Big News! Wake Forest University Drops the SAT

According to the National Center for Fair and Open Testing in Cambridge, Massachusetts, more than 750 colleges and universities nationwide no longer require applicants to submit scores on either the SAT or ACT college admission test. Over the past decade the number of colleges that have decided to forgo the SAT requirement has tripled. The large increase in the number of educational institutions that no longer require applicants to submit test scores has come about, at least to some degree, from the perception that these tests are unfair to blacks and other minorities and do not offer a valuable tool to determine whether these minority students will succeed in college.

Many of the prestigious schools that have dropped the SAT/ACT requirement are small liberal arts colleges such as Hamilton, Bowdoin, Hampshire, Middlebury, Bard, Mount Holyoke, Bates, Connecticut College, and the College of the Holy Cross. Recently Smith College, the selective college for women in Northampton, Massachusetts, joined the list of SAT optional institutions.

But a real crack in the testing industry’s hold on the college admissions process has come with the recent decision by Wake Forest University in Winston-Salem, North Carolina, to no longer require test scores of its applicants.

Wake Forest is the only university ranked in the top 30 national research institutions to have adopted the SAT optional policy. Most of the nation’s large research universities have clung to the SAT because it gives them a standardized tool to grade their very large and geographically diverse applicant pools.

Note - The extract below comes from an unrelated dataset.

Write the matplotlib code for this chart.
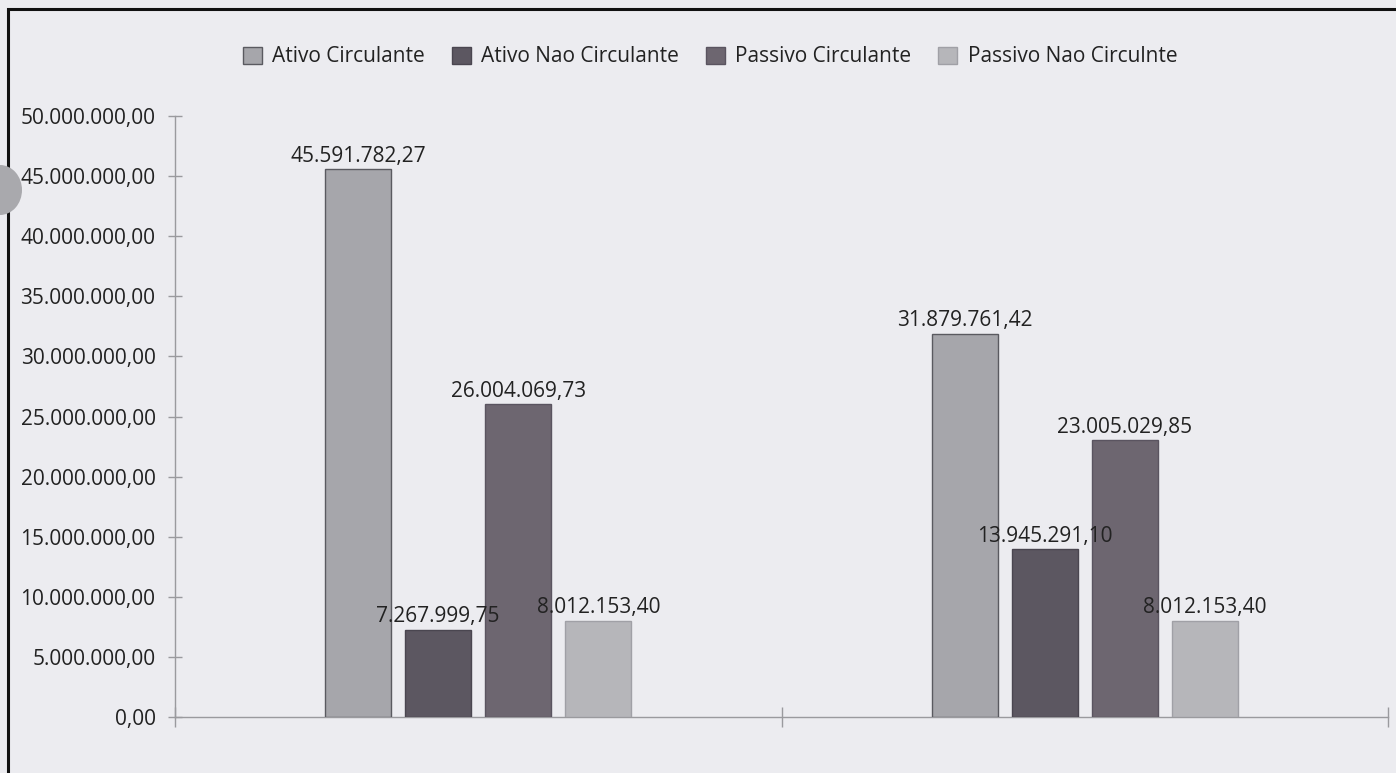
import matplotlib
matplotlib.use("Agg")
import matplotlib.pyplot as plt
from matplotlib.patches import Rectangle, Ellipse
import numpy as np

categories = ["", ""]
series_names = ["Ativo Circulante", "Ativo Nao Circulante", "Passivo Circulante", "Passivo Nao Circulnte"]
ativo_circulante = [45591782.27, 31879761.42]
ativo_nao_circulante = [7267999.75, 13945291.10]
passivo_circulante = [26004069.73, 23005029.85]
passivo_nao_circulante = [8012153.40, 8012153.40]
y_ticks = [0, 5e6, 10e6, 15e6, 20e6, 25e6, 30e6, 35e6, 40e6, 45e6, 50e6]

series_values = [ativo_circulante, ativo_nao_circulante, passivo_circulante, passivo_nao_circulante]
colors = ["#a6a6ab", "#5c5761", "#6d6670", "#b6b6ba"]
edges = ["#5a5a60", "#4a4650", "#5a5460", "#a0a0a6"]

plt.rcParams['font.family'] = ['Open Sans', 'DejaVu Sans']
BG = "#ececf0"
TXT = "#222222"
FS = 15

def br(v):
    s = f"{v:,.2f}"
    return s.replace(",", "X").replace(".", ",").replace("X", ".")

W, H = 1396, 773
fig = plt.figure(figsize=(W / 100, H / 100), dpi=100, facecolor=BG)
ax = fig.add_axes([175 / W, 1 - 717 / H, (1388 - 175) / W, (717 - 116) / H])
ax.set_facecolor(BG)

x = np.arange(len(categories))
bw = 0.109
step = 0.132
for i, (name, vals) in enumerate(zip(series_names, series_values)):
    pos = x + (i - 1.5) * step
    ax.bar(pos, vals, width=bw, color=colors[i], edgecolor=edges[i],
           linewidth=1.0, label=name, zorder=3)
    for p, v in zip(pos, vals):
        ax.text(p, v + 200000, br(v), ha="center", va="bottom", fontsize=FS,
                color=TXT, zorder=4)

ax.set_xlim(-0.5, 1.5)
ax.set_ylim(0, 50e6)
ax.set_yticks(y_ticks)
ax.set_yticklabels([br(v) for v in y_ticks])
ax.set_xticks([-0.5, 0.5, 1.5])
ax.set_xticklabels(["", "", ""])
ax.tick_params(axis="y", direction="inout", length=10, width=1, color="#9a9a9e",
               labelsize=FS, labelcolor=TXT, pad=9)
ax.tick_params(axis="x", direction="inout", length=14, width=1, color="#9a9a9e")
for s in ["top", "right"]:
    ax.spines[s].set_visible(False)
for s in ["left", "bottom"]:
    ax.spines[s].set_color("#9a9a9e")
    ax.spines[s].set_linewidth(1.0)

handles, labels = ax.get_legend_handles_labels()
fig.legend(handles, labels, loc="center", bbox_to_anchor=(710 / W, 1 - 57 / H),
           ncol=4, frameon=False, fontsize=FS, handlelength=0.9, handleheight=0.9,
           handletextpad=0.5, columnspacing=1.3, labelcolor=TXT)

# outer frame of the scanned chart
fig.patches.append(Rectangle((8 / W, -0.05), 1.1, 1 - 9 / H + 0.05,
                             transform=fig.transFigure, fill=False,
                             edgecolor="#111111", linewidth=2.2))
# scan artifact (punch hole)
fig.patches.append(Ellipse((0 / W, 1 - 190 / H), 44 / W, 50 / H, transform=fig.transFigure,
                           facecolor="#a9a9ad", edgecolor="none"))

fig.savefig("out.png", dpi=100, facecolor=BG)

Wake Forest, which received about 9,000 applications this year, will increase its admissions staff by 20 percent, which will enable the university to give each applicant careful consideration in a non-test score environment.

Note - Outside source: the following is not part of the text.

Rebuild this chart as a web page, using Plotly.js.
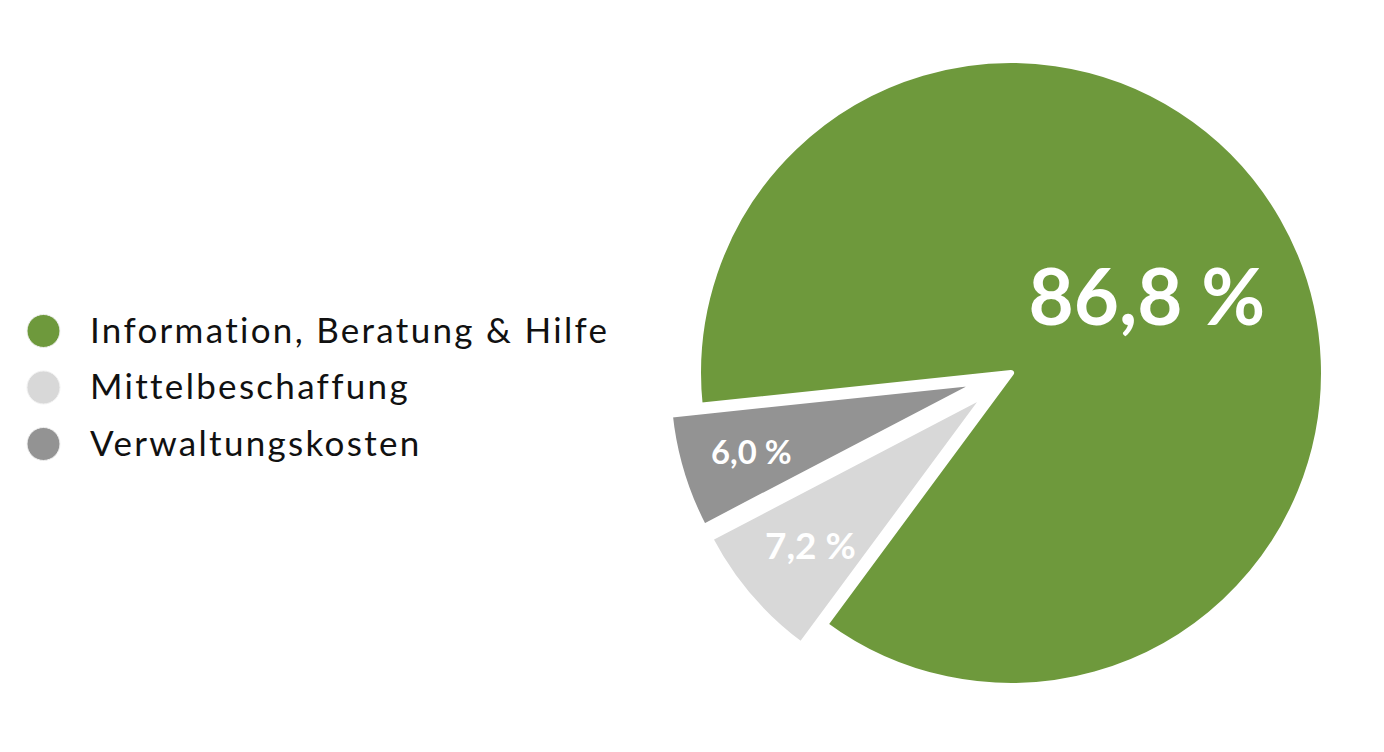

University admissions officials say that one reason for dropping the SAT is to encourage more black and minority applicants. Blacks now make up 6 percent of the undergraduate student body at the university. Wake Forest provost Jill Tiefenthaler stated, “Reliance on the SAT and other standardized tests for admission is a major barrier to access for many worthy students. By taking this step at Wake Forest, we want to remove that barrier.”